━━ Stored data

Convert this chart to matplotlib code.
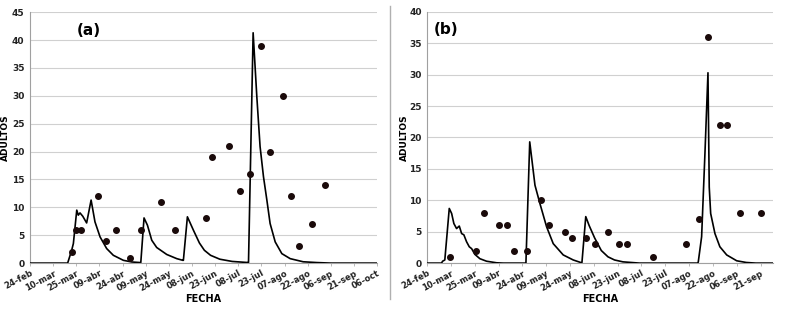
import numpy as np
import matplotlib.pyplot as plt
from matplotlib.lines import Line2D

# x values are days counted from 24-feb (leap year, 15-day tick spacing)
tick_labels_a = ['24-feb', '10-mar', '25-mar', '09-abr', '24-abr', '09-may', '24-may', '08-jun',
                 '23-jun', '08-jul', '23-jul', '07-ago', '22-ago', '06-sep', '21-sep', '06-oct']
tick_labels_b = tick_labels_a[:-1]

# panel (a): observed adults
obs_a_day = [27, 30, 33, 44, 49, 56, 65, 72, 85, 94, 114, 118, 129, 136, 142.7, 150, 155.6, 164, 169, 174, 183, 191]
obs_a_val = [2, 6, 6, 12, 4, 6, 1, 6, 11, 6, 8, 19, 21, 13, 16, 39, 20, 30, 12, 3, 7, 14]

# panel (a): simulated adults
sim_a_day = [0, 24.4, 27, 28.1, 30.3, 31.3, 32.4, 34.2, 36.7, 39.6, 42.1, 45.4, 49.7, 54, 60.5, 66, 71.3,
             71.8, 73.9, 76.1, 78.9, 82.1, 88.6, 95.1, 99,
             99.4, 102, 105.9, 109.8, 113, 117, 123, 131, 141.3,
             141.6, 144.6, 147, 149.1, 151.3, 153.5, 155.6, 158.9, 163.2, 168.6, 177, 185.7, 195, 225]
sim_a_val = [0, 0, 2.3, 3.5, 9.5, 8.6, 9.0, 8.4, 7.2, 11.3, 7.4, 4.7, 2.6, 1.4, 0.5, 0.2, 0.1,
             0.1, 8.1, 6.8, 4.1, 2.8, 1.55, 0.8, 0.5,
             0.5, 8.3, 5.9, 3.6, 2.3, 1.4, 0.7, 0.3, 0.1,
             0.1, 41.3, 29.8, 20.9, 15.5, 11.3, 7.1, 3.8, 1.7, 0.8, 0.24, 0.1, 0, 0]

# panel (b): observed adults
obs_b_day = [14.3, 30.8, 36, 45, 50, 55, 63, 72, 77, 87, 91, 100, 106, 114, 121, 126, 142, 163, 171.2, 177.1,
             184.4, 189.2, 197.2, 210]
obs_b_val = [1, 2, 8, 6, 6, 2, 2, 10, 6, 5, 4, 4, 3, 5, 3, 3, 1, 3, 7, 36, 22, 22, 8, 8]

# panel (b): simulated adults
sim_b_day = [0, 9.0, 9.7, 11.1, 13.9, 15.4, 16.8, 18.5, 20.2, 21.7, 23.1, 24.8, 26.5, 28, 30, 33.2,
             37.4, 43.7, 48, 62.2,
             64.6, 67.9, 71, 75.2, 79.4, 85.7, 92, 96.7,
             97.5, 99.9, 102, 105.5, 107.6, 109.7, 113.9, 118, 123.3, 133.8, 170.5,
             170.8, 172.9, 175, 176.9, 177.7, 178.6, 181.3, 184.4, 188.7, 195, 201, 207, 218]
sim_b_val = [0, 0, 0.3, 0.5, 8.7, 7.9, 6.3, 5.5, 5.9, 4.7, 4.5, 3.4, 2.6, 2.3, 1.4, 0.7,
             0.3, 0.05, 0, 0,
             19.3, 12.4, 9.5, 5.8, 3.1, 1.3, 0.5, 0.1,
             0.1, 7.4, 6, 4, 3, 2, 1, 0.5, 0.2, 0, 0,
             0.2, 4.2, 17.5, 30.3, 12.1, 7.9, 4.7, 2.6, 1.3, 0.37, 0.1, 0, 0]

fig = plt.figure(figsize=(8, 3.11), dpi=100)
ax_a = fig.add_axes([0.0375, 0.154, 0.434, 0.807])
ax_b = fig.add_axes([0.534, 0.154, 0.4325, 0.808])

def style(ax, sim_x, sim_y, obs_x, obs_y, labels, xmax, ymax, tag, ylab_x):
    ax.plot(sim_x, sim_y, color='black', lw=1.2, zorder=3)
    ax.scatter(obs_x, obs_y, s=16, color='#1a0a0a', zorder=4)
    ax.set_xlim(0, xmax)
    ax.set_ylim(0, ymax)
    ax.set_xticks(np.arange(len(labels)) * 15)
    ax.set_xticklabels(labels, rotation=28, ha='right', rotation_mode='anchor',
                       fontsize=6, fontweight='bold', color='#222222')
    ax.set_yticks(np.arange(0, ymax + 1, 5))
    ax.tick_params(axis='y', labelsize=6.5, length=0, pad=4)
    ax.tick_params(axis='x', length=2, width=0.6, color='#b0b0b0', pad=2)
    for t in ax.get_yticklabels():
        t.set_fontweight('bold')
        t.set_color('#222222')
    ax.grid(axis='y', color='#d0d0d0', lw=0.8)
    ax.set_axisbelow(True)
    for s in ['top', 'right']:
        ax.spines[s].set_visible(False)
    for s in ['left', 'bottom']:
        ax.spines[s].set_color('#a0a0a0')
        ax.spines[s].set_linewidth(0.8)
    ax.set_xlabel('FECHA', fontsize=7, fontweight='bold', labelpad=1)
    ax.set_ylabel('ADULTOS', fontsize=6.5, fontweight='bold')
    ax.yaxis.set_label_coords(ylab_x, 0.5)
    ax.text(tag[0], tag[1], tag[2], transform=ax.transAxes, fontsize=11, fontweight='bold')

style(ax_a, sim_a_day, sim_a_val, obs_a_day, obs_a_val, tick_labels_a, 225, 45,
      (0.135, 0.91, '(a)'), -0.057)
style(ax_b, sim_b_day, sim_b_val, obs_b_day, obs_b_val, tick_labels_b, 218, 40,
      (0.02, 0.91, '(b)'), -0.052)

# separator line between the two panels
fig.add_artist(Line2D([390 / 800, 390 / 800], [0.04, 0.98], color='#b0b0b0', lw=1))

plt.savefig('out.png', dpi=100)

━━━━

▶ [Work instructions]
Write down every line from the opening of the listing to the line with "12, 3, 7, 14]", both included, and nothing else; the pictures are omitted.

▶ [Task result]
Convert this chart to matplotlib code.
import numpy as np
import matplotlib.pyplot as plt
from matplotlib.lines import Line2D

# x values are days counted from 24-feb (leap year, 15-day tick spacing)
tick_labels_a = ['24-feb', '10-mar', '25-mar', '09-abr', '24-abr', '09-may', '24-may', '08-jun',
                 '23-jun', '08-jul', '23-jul', '07-ago', '22-ago', '06-sep', '21-sep', '06-oct']
tick_labels_b = tick_labels_a[:-1]

# panel (a): observed adults
obs_a_day = [27, 30, 33, 44, 49, 56, 65, 72, 85, 94, 114, 118, 129, 136, 142.7, 150, 155.6, 164, 169, 174, 183, 191]
obs_a_val = [2, 6, 6, 12, 4, 6, 1, 6, 11, 6, 8, 19, 21, 13, 16, 39, 20, 30, 12, 3, 7, 14]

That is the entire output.